Rails upgrades for beginners

Keeping your Rails applications up to date with the latest version of Rails and its supporting gems is best done in small increments, and frequently.

In the real world, you might be asked to upgrade a Rails app by two major versions. There are nuances to every major release and the best place to find this information is in the official Rails Guides. The general process however is quite methodical, diagrammable even! Clearing your console of deprecation warnings and changing test output from red to green is as pleasant as it sounds.

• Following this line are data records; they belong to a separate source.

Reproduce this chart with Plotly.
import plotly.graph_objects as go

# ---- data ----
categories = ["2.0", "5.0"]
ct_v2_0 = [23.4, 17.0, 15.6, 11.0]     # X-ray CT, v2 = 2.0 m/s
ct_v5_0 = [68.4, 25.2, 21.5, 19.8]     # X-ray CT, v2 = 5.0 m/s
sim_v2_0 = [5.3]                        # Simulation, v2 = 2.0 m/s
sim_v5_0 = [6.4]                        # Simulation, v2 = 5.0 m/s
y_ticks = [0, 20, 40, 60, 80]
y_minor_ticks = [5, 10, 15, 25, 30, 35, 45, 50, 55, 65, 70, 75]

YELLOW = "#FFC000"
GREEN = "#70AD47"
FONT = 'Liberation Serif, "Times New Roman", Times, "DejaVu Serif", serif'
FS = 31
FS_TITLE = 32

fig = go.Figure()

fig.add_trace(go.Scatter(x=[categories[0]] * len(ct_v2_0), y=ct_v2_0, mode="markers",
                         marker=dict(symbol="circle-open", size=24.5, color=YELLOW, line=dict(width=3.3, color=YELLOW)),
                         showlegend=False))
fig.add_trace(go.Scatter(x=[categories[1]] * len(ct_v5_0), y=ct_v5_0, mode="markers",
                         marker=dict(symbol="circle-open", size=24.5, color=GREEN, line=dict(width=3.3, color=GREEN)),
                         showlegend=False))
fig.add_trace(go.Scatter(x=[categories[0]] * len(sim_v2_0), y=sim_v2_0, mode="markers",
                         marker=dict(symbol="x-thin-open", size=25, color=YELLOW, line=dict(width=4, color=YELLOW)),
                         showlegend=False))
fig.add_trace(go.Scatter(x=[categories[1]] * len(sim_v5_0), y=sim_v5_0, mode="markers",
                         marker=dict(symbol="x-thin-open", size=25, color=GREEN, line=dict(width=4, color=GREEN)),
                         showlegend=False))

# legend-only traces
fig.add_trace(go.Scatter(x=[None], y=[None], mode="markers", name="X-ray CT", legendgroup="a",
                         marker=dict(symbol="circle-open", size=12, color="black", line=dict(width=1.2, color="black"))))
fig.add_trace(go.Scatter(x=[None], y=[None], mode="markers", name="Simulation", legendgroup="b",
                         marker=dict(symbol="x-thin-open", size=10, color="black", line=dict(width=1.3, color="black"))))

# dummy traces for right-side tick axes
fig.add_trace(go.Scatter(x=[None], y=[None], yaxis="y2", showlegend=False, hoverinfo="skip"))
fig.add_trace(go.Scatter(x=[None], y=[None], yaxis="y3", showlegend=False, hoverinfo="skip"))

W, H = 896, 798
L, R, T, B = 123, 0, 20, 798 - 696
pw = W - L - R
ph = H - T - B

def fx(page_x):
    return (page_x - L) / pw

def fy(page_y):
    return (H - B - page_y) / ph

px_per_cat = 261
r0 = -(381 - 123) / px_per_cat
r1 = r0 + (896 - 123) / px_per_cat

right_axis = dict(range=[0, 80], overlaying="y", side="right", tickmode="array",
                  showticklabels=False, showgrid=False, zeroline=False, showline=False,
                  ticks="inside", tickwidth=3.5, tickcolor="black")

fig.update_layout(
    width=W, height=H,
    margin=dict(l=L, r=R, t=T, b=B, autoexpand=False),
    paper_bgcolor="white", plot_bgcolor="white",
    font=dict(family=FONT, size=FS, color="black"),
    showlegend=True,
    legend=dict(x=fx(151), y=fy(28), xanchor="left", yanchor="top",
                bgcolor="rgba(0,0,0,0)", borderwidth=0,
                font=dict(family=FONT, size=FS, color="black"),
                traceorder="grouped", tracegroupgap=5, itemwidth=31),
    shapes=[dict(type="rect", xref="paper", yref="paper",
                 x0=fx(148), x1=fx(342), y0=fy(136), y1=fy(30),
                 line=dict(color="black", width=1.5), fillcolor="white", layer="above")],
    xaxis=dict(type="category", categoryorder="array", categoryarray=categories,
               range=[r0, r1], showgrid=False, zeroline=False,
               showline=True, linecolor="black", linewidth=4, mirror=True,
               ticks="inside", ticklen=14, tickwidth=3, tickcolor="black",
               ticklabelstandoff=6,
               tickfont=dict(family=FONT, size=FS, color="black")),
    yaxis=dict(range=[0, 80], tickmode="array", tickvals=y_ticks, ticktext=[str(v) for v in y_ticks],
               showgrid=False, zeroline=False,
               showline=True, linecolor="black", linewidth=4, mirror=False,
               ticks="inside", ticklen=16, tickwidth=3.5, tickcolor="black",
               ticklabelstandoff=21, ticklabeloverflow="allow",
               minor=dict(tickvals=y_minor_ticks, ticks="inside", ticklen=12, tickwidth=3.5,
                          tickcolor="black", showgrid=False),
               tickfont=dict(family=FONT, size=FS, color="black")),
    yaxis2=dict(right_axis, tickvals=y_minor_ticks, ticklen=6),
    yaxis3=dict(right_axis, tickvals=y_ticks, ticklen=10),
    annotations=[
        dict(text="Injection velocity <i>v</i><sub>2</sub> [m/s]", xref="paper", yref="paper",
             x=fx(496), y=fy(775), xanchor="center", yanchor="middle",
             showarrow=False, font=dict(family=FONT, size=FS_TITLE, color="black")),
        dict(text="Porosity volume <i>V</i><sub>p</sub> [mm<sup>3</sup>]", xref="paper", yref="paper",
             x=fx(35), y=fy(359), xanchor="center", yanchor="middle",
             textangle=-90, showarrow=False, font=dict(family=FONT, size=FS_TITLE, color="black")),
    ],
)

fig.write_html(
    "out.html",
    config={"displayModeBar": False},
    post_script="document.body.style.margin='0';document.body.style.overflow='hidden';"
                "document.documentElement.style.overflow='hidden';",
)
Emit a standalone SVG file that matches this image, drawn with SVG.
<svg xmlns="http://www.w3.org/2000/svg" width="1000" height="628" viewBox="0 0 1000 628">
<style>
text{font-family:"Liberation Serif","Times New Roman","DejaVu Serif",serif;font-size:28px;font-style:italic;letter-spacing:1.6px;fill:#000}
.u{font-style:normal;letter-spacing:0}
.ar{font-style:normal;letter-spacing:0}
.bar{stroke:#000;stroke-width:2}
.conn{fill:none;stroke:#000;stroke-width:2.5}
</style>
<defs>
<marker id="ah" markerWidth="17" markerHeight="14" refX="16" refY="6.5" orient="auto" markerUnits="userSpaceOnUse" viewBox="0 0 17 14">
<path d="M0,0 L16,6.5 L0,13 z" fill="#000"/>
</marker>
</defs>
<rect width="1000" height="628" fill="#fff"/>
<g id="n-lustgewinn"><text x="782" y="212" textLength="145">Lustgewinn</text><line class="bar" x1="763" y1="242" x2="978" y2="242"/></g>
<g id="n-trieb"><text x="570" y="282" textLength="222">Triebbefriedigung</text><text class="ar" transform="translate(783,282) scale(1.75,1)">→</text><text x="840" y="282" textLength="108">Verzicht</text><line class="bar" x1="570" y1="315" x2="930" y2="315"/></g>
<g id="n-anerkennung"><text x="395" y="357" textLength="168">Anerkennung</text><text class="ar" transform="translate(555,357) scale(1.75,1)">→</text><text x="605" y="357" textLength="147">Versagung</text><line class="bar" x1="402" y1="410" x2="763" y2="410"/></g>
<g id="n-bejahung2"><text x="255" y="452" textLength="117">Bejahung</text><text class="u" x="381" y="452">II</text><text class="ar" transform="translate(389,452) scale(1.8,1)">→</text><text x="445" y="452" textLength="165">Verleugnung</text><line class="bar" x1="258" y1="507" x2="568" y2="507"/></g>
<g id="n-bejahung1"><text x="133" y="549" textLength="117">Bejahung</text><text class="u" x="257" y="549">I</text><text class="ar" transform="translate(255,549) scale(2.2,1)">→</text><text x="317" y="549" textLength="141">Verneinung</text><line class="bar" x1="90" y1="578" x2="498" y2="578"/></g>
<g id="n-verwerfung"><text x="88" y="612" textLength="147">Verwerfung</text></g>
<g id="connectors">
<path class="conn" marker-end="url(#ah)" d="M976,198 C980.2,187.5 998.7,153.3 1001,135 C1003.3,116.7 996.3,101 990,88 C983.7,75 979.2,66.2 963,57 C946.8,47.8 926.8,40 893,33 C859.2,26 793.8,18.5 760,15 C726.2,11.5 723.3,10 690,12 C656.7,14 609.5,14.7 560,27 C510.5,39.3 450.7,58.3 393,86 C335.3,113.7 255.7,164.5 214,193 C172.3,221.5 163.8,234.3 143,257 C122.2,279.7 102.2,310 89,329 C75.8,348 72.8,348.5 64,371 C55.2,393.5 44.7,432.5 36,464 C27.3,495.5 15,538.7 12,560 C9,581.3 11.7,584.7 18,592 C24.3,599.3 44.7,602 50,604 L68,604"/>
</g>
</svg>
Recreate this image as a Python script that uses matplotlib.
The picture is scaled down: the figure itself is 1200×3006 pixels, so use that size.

Before you start, check the test coverage of the application. If the unit tests do not provide good coverage or key features are not integration tested, add ‘tedious manual testing’ after the automated testing step or write some tests first.

Here is the promised diagram:

Flowchart outlining the process of upgrading the rails version of an app

That is it! Here are some appendices all about versions of everything.

Appendix A – Gem version conventions

PATCH 0.0.x level changes for implementation level detail changes, such as small bug fixes

MINOR 0.x.0 level changes for any backwards compatible API changes, such as new functionality/features
MAJOR x.0.0 level changes for backwards incompatible API changes, such as changes that will break existing users code if they update
Lesson: Skip ahead to the highest patch version but increment by minor version to catch deprecations as they pop up.

Appendix B – Gem version specifiers

When you include a gem in your Gemfile, you can specify a gem version; Most of the version specifiers, like >= 1.0, are self-explanatory. This is the oddball:

~> which is best explained by example:
Eg.
~> 2.0.3 is identical to >= 2.0.3 and < 2.1
~> 2.1 is identical to >= 2.1 and < 3.0
The squiggly specifier is great because it makes running bundle update less dangerous. Still, try to update you gems one at a time.

Appendix C – Ruby versions

The Ruby language is constantly being enhanced, and versions become unsupported with time. Ideally you will have your project running on the latest stable Ruby version, but gems may use Ruby functions that have since been deprecated. Basically, increase the Ruby version until a necessary gem cannot run on a higher version. Here is a list of minimum Ruby versions for Rails apps:

Rails 5 requires Ruby 2.2.2 or newer.
Rails 4 prefers Ruby 2.0 and requires 1.9.3 or newer.
Rails 3.2.x is the last branch to support Ruby 1.8.7.
Rails 3 and above require Ruby 1.8.7 or higher. Support for all of the previous Ruby versions has been dropped officially. You should upgrade as early as possible.